Around the world, climate change is inflicting increasingly deep scars on entire territories, causing devastating disasters and threatening the lives of entire communities and animal species. Prolonged periods of drought are followed by violent floods in many areas, entire regions are at risk of desertification, while others disappear under sudden floods or rising sea levels. Changes in weather patterns and the resulting impacts on agriculture can lead to food insecurity. Prolonged droughts and floods can disrupt food production, causing famines and malnutrition, particularly affecting vulnerable populations such as children, while communities are often forced to migrate in search of better living conditions.
In this critical context, CISP plays a crucial role tirelessly working to prevent, mitigate, and address climate disasters in different parts of the world, with particular attention to some regions of Africa and Latin America, from Kenya to Argentina, up to Mozambique, to Ecuador, Malawi to and Colombia. This is important and delicate work that must necessarily be built together with the communities living in risk-prone regions.
In Latin America, a brilliant path of innovation and resilience has begun in the Quindío Department, in Colombia. Here CISP supported the Colombian commitment to institutional development and organization for disaster prevention and assistance, through the implementation of operational models for responding to climate events and the formulation of emergency plans, crucial for improving the resilience of communities to natural disasters. Today, local communities have become more reactive and capable of taking concrete action in the event of disasters.
The work of CISP in Ecuador, particularly in response to the impact of El Niño on the coastal area, highlights the organization's commitment to pioneering efforts in vulnerability reduction. A multi-faceted approach that combines high-level institutional and community training, the implementation of advanced Early Warning Systems, and the strengthening of climate threat monitoring mechanisms. A significant leap forward in ensuring the safety of coastal communities.
The Gran Chaco Resiliente project in Argentina is a remarkable example of how collaboration and innovation, combining modern knowledge with ancestral wisdom, can lead to tangible success in building resilience within communities. This initiative shines thanks to the active involvement of indigenous communities and authorities at different levels. The result? The collaborative construction of a robust community and institutional network dedicated to risk prevention and management The integration of advanced scientific system knowledge with ancestral wisdom is a unique and powerful aspect of the project. The use of participatory maps and ancestral weather forecasting techniques and the incorporation of such methods into the national risk prevention and management system demonstrates a forward-thinking approach to risk prevention and management. The Gran Chaco Resiliente initiative is a concrete demonstration of the power of collaboration and innovation in shaping a future of security and prosperity.

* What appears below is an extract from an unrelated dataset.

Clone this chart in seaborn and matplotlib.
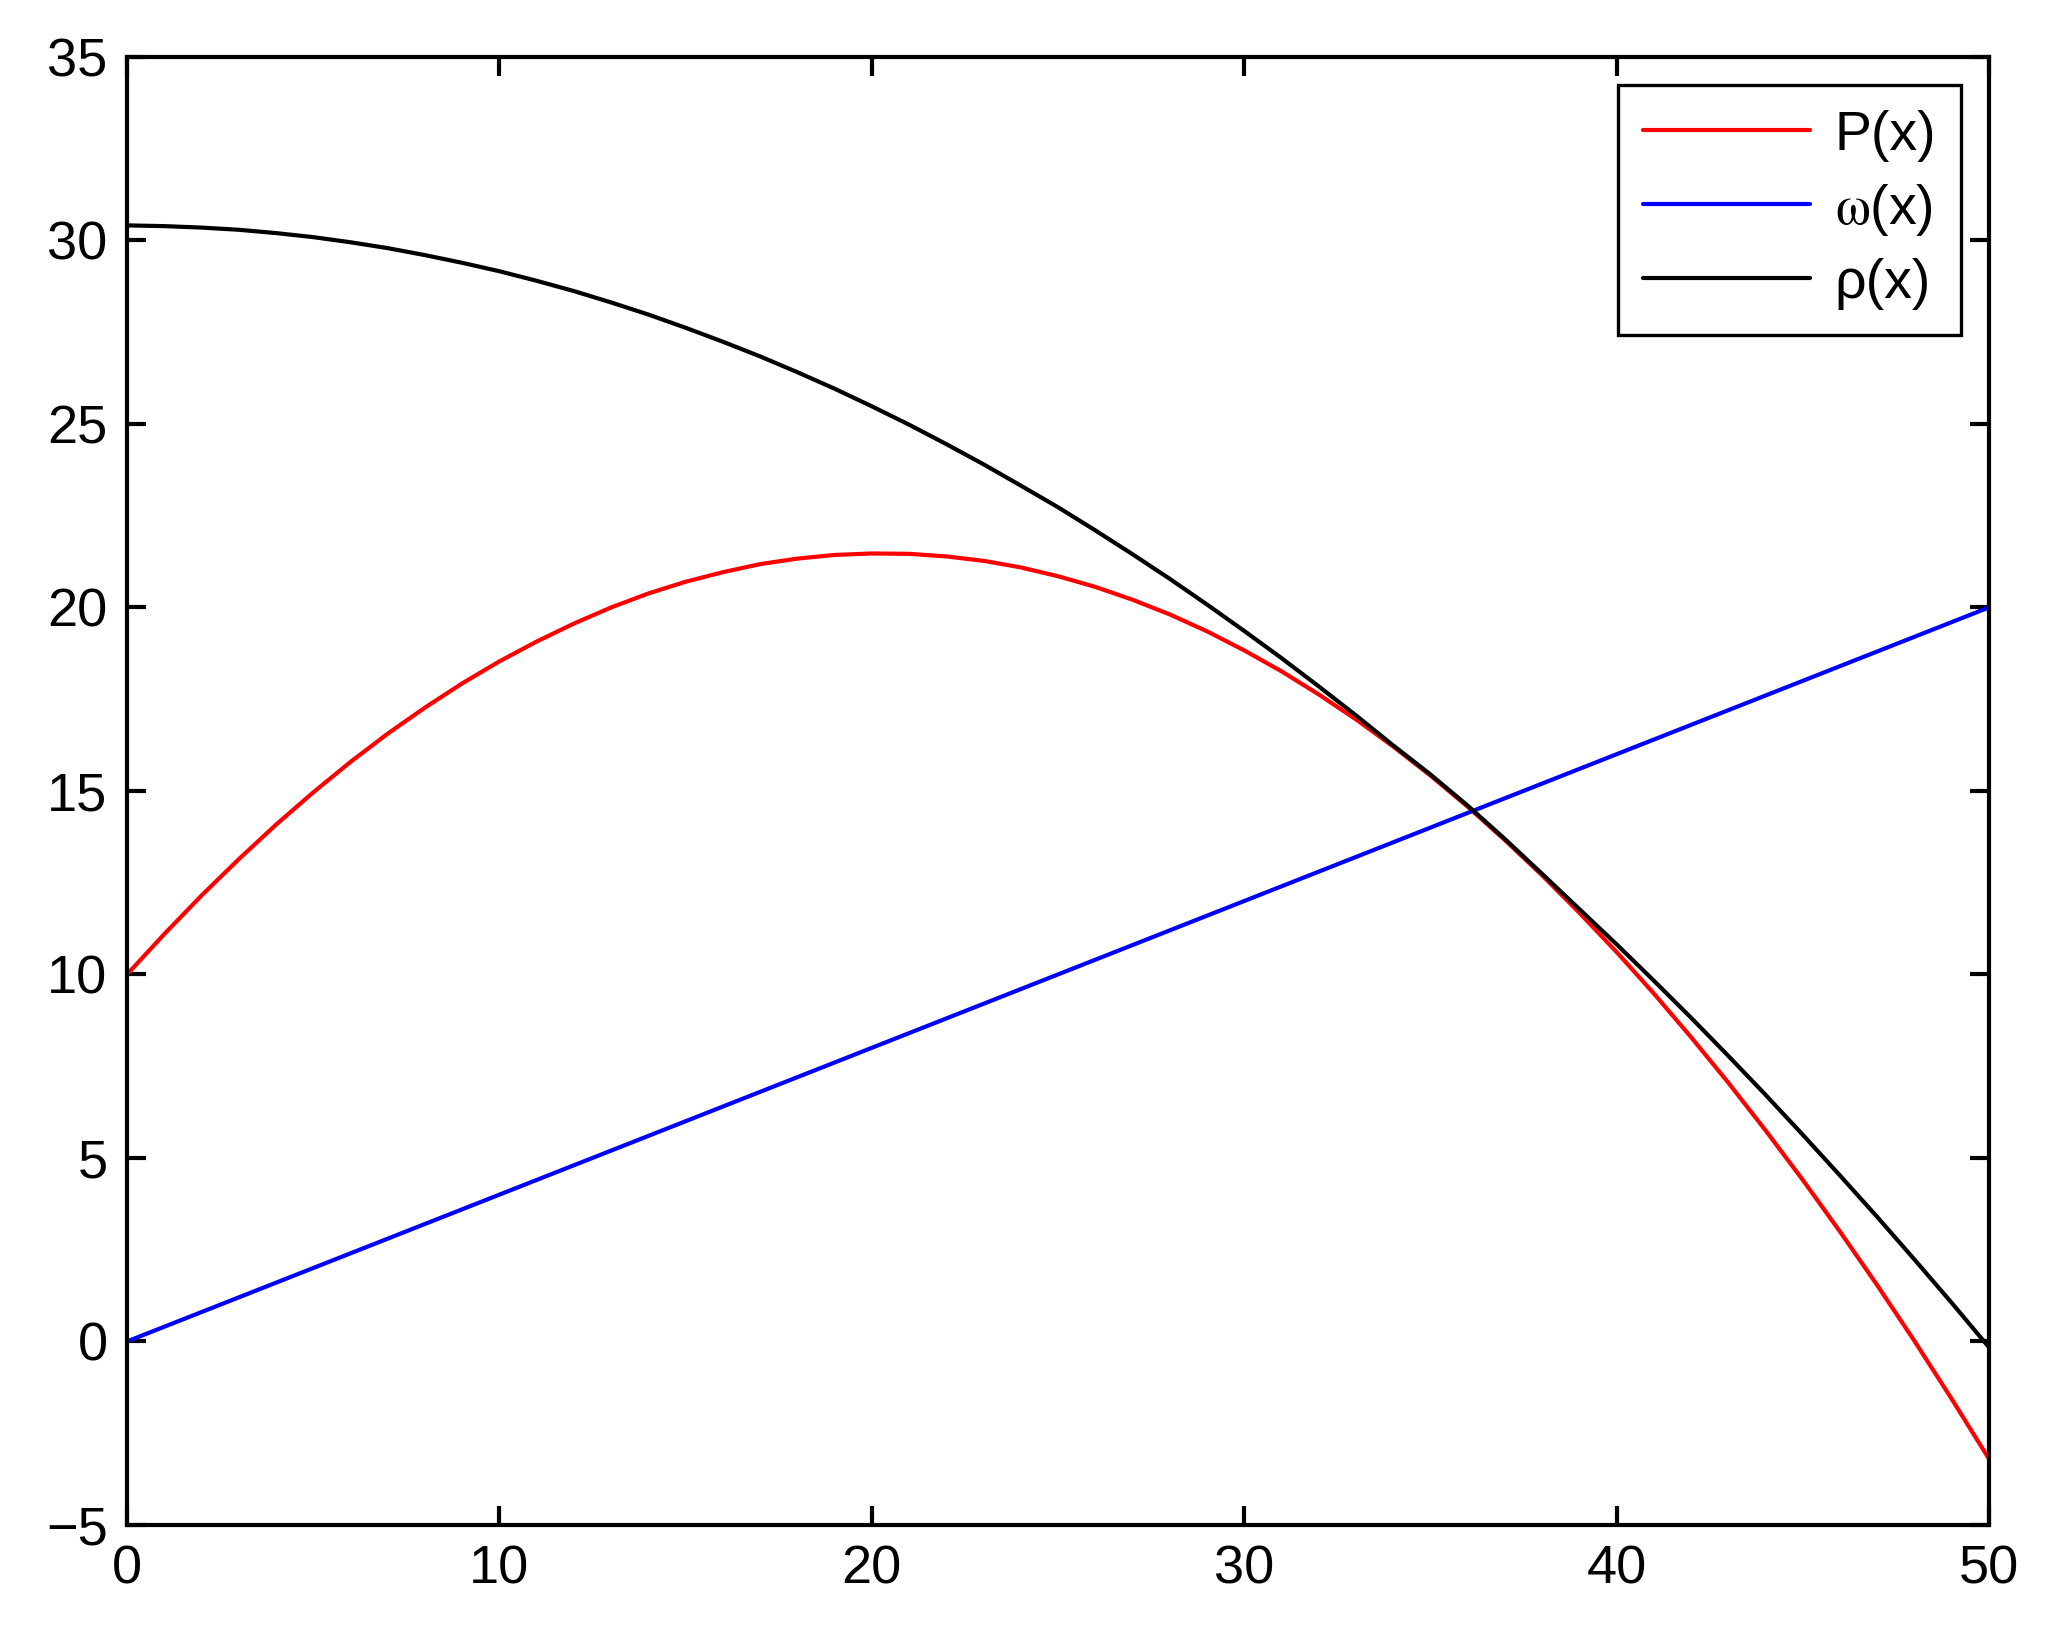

With the REBUILD project in Kenya we maintain our commitment to supporting communities in the Tana River living in arid and semi-arid areas with extreme climatic conditions. In collaboration with TriM - Translate into Meaning, a community-based weather data collection and analysis system has been structured. Unlike traditional systems, the project provides solutions that are close to communities, offering understandable and immediately usable information that translates into concrete actions. Ten manual weather stations have been installed, and community members have been trained in data collection, monitoring, and management, providing accurate and timely information to communities. Here too, as in Latin America, scientific data is integrated with traditional knowledge of climate trends, enabling communities to make vital decisions to reduce disaster risk and prevent extreme weather events. A concrete example is the constant measurement of rivers, which may overflow following intense rainfall periods. Monitoring climate information allows local communities to make timely decisions in case of rising levels.
In Malawi, through the Smart Climate project, CISP is engaged in protecting ecosystems around irrigation schemes that serve hundreds of small farmers, with actions to protect embankments and reforest to prevent soil erosion. Also in collaboration with TriM, weather information is collected and disseminated rigorously, comprehensively, and timely at the community level, contributing to farmers' decisions on the timing, quality, and type of crops to cultivate.
In Mozambique, CISP works on collective systems for disaster alert and management through the training of local committees for climate risk management and community awareness actions. All agricultural work focuses on promoting sustainable, conservation-oriented, and climate-resilient farming practices. This improves production and productivity, increases food availability, and better conserves natural resources, including water and land.
The success stories of these and other similar initiatives in Latin America and Africa are ready to inspire new horizons of resilience and collaboration, in the construction of stronger and prepared communities and territories.
While a significant part of CISP's work focuses on the immediate life-saving response to climate disasters, another crucial aspect is the commitment to building a safer and sustainable future. Through an integrated strategy, CISP not only protects human lives in the present but also educates and prepares new generations to manage various components of risk: from understanding the causes to creating models for an effective and efficient response; from designing coordination and collaboration systems to engaging public, private, and civil society actors.
This is coupled, of course, with an education component to learn to respect and safeguard the planet, to understand it, to live with it in the healthiest and most functional way. Active community involvement, the recovery of ancestral knowledge, and the promotion of sustainable practices are indeed the foundation of harmonious coexistence with the environment, of which CISP is a profound advocate. Awareness of risk management and the transmission of information and knowledge thus contribute to shaping a future in which communities are ready to face environmental challenges with collective strength and solidity.